Fig. 12. Interaction between metadata subsystems and the life cycle of statistical operations
I - Inserted
C - Consulted
4.2 Costs and Benefits
All the system was implemented in-house, with one exception: the prototype system for the management of methodological documents that was implemented in outsourcing. This way we reduce costs and the maintenance of the system is easier. On the other hand, as IT technicians are not enough to all the agency needs, implementation time increases.
Since 2003, three IT technicians/year, on average, have been assigned to the development of the statistical metadata system.
4.3 Implementation strategy
The different subsystems, of which the general lines had been presented and approved by the Board and the Council of Directors in May 2002, were then detailed and implemented. Each one's information requirements, user interfaces, uploading and updating procedures, rules on content and plans for the use of existing information were defined in the details of these subsystems.

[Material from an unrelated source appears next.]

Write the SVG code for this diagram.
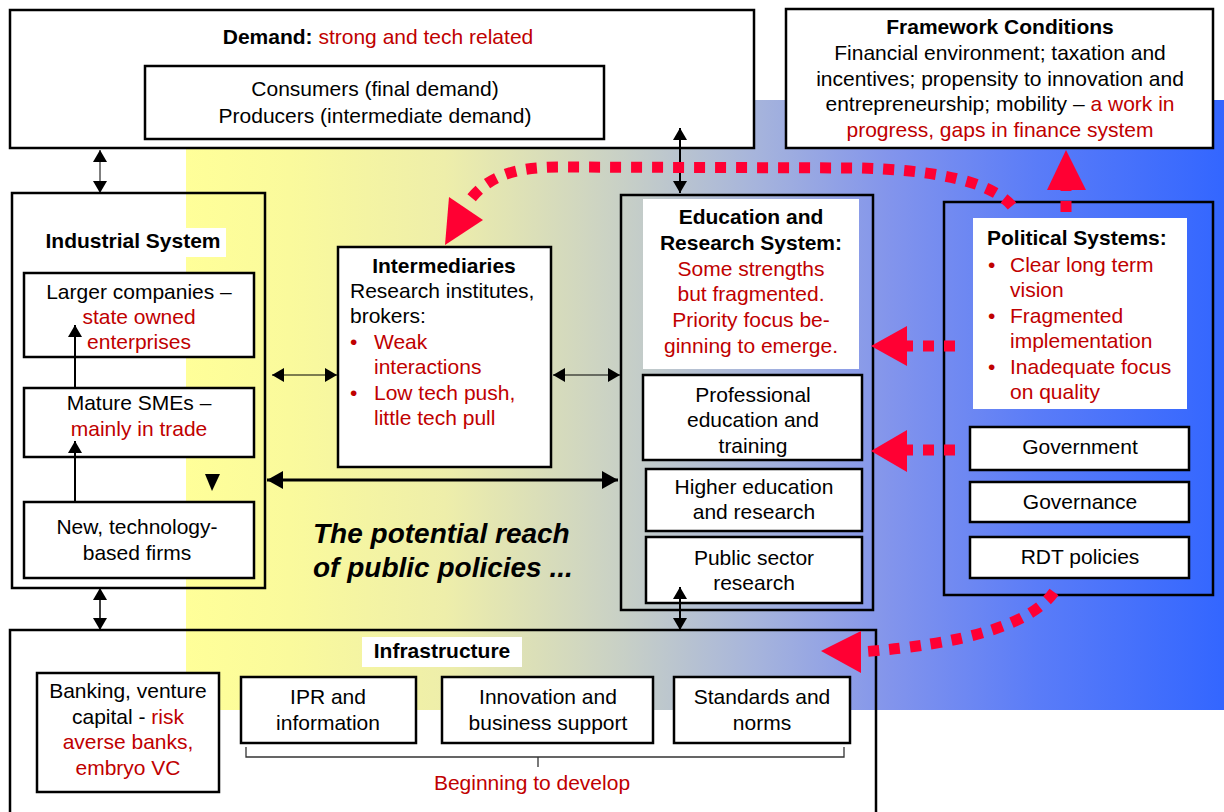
<svg xmlns="http://www.w3.org/2000/svg" width="1224" height="812" viewBox="0 0 1224 812">
<defs>
<linearGradient id="bg" x1="186" y1="0" x2="1224" y2="0" gradientUnits="userSpaceOnUse">
<stop offset="0" stop-color="#FFFF99"/>
<stop offset="0.1" stop-color="#FAFA9C"/>
<stop offset="0.25" stop-color="#EEEEAA"/>
<stop offset="0.42" stop-color="#C8D0C6"/>
<stop offset="0.55" stop-color="#A6B4DC"/>
<stop offset="0.68" stop-color="#8294EC"/>
<stop offset="0.82" stop-color="#5A7CF8"/>
<stop offset="1" stop-color="#3366FF"/>
</linearGradient>
<marker id="ah" viewBox="0 0 12 14" refX="12" refY="7" markerWidth="12" markerHeight="14" orient="auto-start-reverse" markerUnits="userSpaceOnUse"><path d="M0,0 L12,7 L0,14 z" fill="#000"/></marker>
<marker id="ahl" viewBox="0 0 16 18" refX="16" refY="9" markerWidth="16" markerHeight="18" orient="auto-start-reverse" markerUnits="userSpaceOnUse"><path d="M0,0 L16,9 L0,18 z" fill="#000"/></marker>
</defs>
<style>
text{font-family:"Liberation Sans",Arial,sans-serif;font-size:21px;fill:#000}
.b{font-weight:bold}
.r{fill:#C00000}
.c{text-anchor:middle}
.box{fill:#fff;stroke:#000;stroke-width:2.5}
.frame{fill:none;stroke:#000;stroke-width:2.5}
.lab{fill:#fff;stroke:none}
.bl{stroke:#000;fill:none}
.rd{stroke:#FF0033;stroke-width:11;fill:none;stroke-dasharray:11 10}
.rh{fill:#FF0033}
.it{font-weight:bold;font-style:italic;font-size:28px}
</style>
<rect x="0" y="0" width="1224" height="812" fill="#fff"/>
<rect x="186" y="100" width="1038" height="610" fill="url(#bg)"/>

<g id="demand">
<rect x="10" y="10" width="744" height="138" class="box" stroke-width="3"/>
<text x="378" y="44" class="c"><tspan class="b">Demand: </tspan><tspan class="r">strong and tech related</tspan></text>
<rect x="145" y="66" width="459" height="73" class="box" stroke-width="2"/>
<text x="375" y="96" class="c">Consumers (final demand)</text>
<text x="375" y="123" class="c">Producers (intermediate demand)</text>
</g>

<g id="framework">
<rect x="786" y="9" width="427" height="139" class="box" stroke-width="3"/>
<text x="1000" y="34" class="c b">Framework Conditions</text>
<text x="1000" y="60" class="c">Financial environment; taxation and</text>
<text x="1000" y="86" class="c">incentives; propensity to innovation and</text>
<text x="1000" y="111" class="c">entrepreneurship; mobility – <tspan class="r">a work in</tspan></text>
<text x="1000" y="137" class="c r">progress, gaps in finance system</text>
</g>

<g id="industrial">
<rect x="12" y="193" width="253" height="395" class="frame"/>
<rect x="40" y="228" width="186" height="29" class="lab"/>
<text x="133" y="248" class="c b">Industrial System</text>
<g id="larger">
<rect x="24" y="273" width="230" height="84" class="box"/>
<text x="139" y="299" class="c">Larger companies –</text>
<text x="139" y="324" class="c r">state owned</text>
<text x="139" y="349" class="c r">enterprises</text>
</g>
<g id="mature">
<rect x="24" y="388" width="230" height="69" class="box"/>
<text x="139" y="410" class="c">Mature SMEs –</text>
<text x="139" y="436" class="c r">mainly in trade</text>
</g>
<g id="newfirms">
<rect x="24" y="502" width="230" height="76" class="box"/>
<text x="137" y="534" class="c">New, technology-</text>
<text x="137" y="560" class="c">based firms</text>
</g>
</g>

<g id="intermediaries">
<rect x="338" y="247" width="213" height="220" class="box"/>
<text x="444" y="273" class="c b">Intermediaries</text>
<text x="350" y="298">Research institutes,</text>
<text x="350" y="323">brokers:</text>
<text x="350" y="349" class="r">•</text><text x="374" y="349" class="r">Weak</text>
<text x="374" y="374" class="r">interactions</text>
<text x="350" y="400" class="r">•</text><text x="374" y="400" class="r">Low tech push,</text>
<text x="374" y="425" class="r">little tech pull</text>
</g>

<g id="education">
<rect x="621" y="195" width="252" height="415" class="frame"/>
<rect x="643" y="199" width="216" height="170" class="lab"/>
<text x="751" y="224" class="c b">Education and</text>
<text x="751" y="250" class="c b">Research System:</text>
<text x="751" y="276" class="c r">Some strengths</text>
<text x="751" y="301" class="c r">but fragmented.</text>
<text x="751" y="327" class="c r">Priority focus be-</text>
<text x="751" y="353" class="c r">ginning to emerge.</text>
<g id="professional">
<rect x="643" y="375" width="219" height="85" class="box"/>
<text x="753" y="402" class="c">Professional</text>
<text x="753" y="427" class="c">education and</text>
<text x="753" y="453" class="c">training</text>
</g>
<g id="higher">
<rect x="646" y="469" width="216" height="62" class="box"/>
<text x="754" y="494" class="c">Higher education</text>
<text x="754" y="519" class="c">and research</text>
</g>
<g id="public">
<rect x="646" y="537" width="216" height="66" class="box"/>
<text x="754" y="565" class="c">Public sector</text>
<text x="754" y="590" class="c">research</text>
</g>
</g>

<g id="political">
<rect x="944" y="202" width="269" height="393" class="frame" stroke-width="3"/>
<rect x="973" y="218" width="214" height="191" class="lab"/>
<text x="987" y="245" class="b">Political Systems:</text>
<text x="988" y="272" class="r">•</text><text x="1010" y="272" class="r">Clear long term</text>
<text x="1010" y="297" class="r">vision</text>
<text x="988" y="323" class="r">•</text><text x="1010" y="323" class="r">Fragmented</text>
<text x="1010" y="348" class="r">implementation</text>
<text x="988" y="374" class="r">•</text><text x="1010" y="374" class="r">Inadequate focus</text>
<text x="1010" y="399" class="r">on quality</text>
<g id="government">
<rect x="970" y="427" width="219" height="43" class="box" stroke-width="3.5"/>
<text x="1080" y="454" class="c">Government</text>
</g>
<g id="governance">
<rect x="970" y="482" width="219" height="40" class="box" stroke-width="3.5"/>
<text x="1080" y="509" class="c">Governance</text>
</g>
<g id="rdt">
<rect x="970" y="537" width="219" height="41" class="box" stroke-width="3.5"/>
<text x="1080" y="564" class="c">RDT policies</text>
</g>
</g>

<g id="infrastructure">
<rect x="10" y="630" width="866" height="200" class="frame" stroke-width="3"/>
<rect x="362" y="637" width="160" height="30" class="lab"/>
<text x="442" y="658" class="c b">Infrastructure</text>
<g id="banking">
<rect x="37" y="673" width="182" height="119" class="box"/>
<text x="128" y="698" class="c">Banking, venture</text>
<text x="128" y="724" class="c">capital - <tspan class="r">risk</tspan></text>
<text x="128" y="749" class="c r">averse banks,</text>
<text x="128" y="775" class="c r">embryo VC</text>
</g>
<g id="ipr">
<rect x="241" y="677" width="175" height="66" class="box"/>
<text x="328" y="704" class="c">IPR and</text>
<text x="328" y="730" class="c">information</text>
</g>
<g id="innovation">
<rect x="442" y="677" width="211" height="66" class="box"/>
<text x="548" y="704" class="c">Innovation and</text>
<text x="548" y="730" class="c">business support</text>
</g>
<g id="standards">
<rect x="674" y="677" width="176" height="66" class="box"/>
<text x="762" y="704" class="c">Standards and</text>
<text x="762" y="730" class="c">norms</text>
</g>
<path d="M246,747 V757 H844 V747 M538,757 V767" stroke="#333" stroke-width="1.3" fill="none"/>
<text x="532" y="790" class="c r">Beginning to develop</text>
</g>

<text x="313" y="543" class="it">The potential reach</text>
<text x="313" y="577" class="it">of public policies ...</text>

<g id="connectors">
<line x1="100" y1="150" x2="100" y2="193" class="bl" stroke-width="1" marker-start="url(#ah)" marker-end="url(#ah)"/>
<line x1="100" y1="588" x2="100" y2="630" class="bl" stroke-width="1.5" marker-start="url(#ah)" marker-end="url(#ah)"/>
<line x1="272" y1="375" x2="337" y2="375" class="bl" stroke-width="1.2" marker-start="url(#ah)" marker-end="url(#ah)"/>
<line x1="553" y1="375" x2="620" y2="375" class="bl" stroke-width="1.2" marker-start="url(#ah)" marker-end="url(#ah)"/>
<line x1="267" y1="480" x2="618" y2="480" class="bl" stroke-width="3" marker-start="url(#ahl)" marker-end="url(#ahl)"/>
<line x1="680" y1="128" x2="680" y2="193" class="bl" stroke-width="2" marker-start="url(#ah)" marker-end="url(#ah)"/>
<line x1="680" y1="587" x2="680" y2="630" class="bl" stroke-width="2" marker-start="url(#ah)" marker-end="url(#ah)"/>
<line x1="75" y1="501" x2="75" y2="441" class="bl" stroke-width="2" marker-end="url(#ah)"/>
<line x1="75" y1="388" x2="75" y2="325" class="bl" stroke-width="2" marker-end="url(#ah)"/>
<polygon points="205,474 220,474 212,491" fill="#000"/>

<path d="M1066,212 V190" class="rd"/>
<polygon points="1066,150 1047,190 1086,190" class="rh"/>
<path d="M1012,206 C990,180 930,170 860,168 L560,167 C510,167 485,178 466,205" class="rd"/>
<polygon points="445,245 449,197 483,220" class="rh"/>
<path d="M955,346 H907" class="rd"/>
<polygon points="871,346 907,326 907,366" class="rh"/>
<path d="M955,450 H907" class="rd"/>
<polygon points="871,451 907,430 907,472" class="rh"/>
<path d="M1054,592 Q1020,640 860,652" class="rd"/>
<polygon points="821,651 861,631 861,673" class="rh"/>
</g>
</svg>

Implementation priorities are defined on the basis of the institution's needs.
After the general lines were approved for the metadata system mentioned in point 1 "Metadata Strategy", it was implemented as follows:
- We studied the implementation of metadata systems by other statistical institutes, such as that of Statistics Canada (2002-2004).
- We defined the system's conceptual model to integrate its different components.
- An existing subsystem of statistical concepts implemented in 1994 was initially thought to be appropriate.
- We implemented a classification subsystem (2003-2006).
- We defined a standard format for methodological documents in surveys (2003-2004), which was approved by the Statistical Council for documenting all NSS surveys (2005).
- We implemented a prototype subsystem to store methodological documents (2003-2004).
- We reformulated a questionnaire management subsystem implemented in 1997 (2006-2007).
- We implemented the variables subsystem (2004-2007).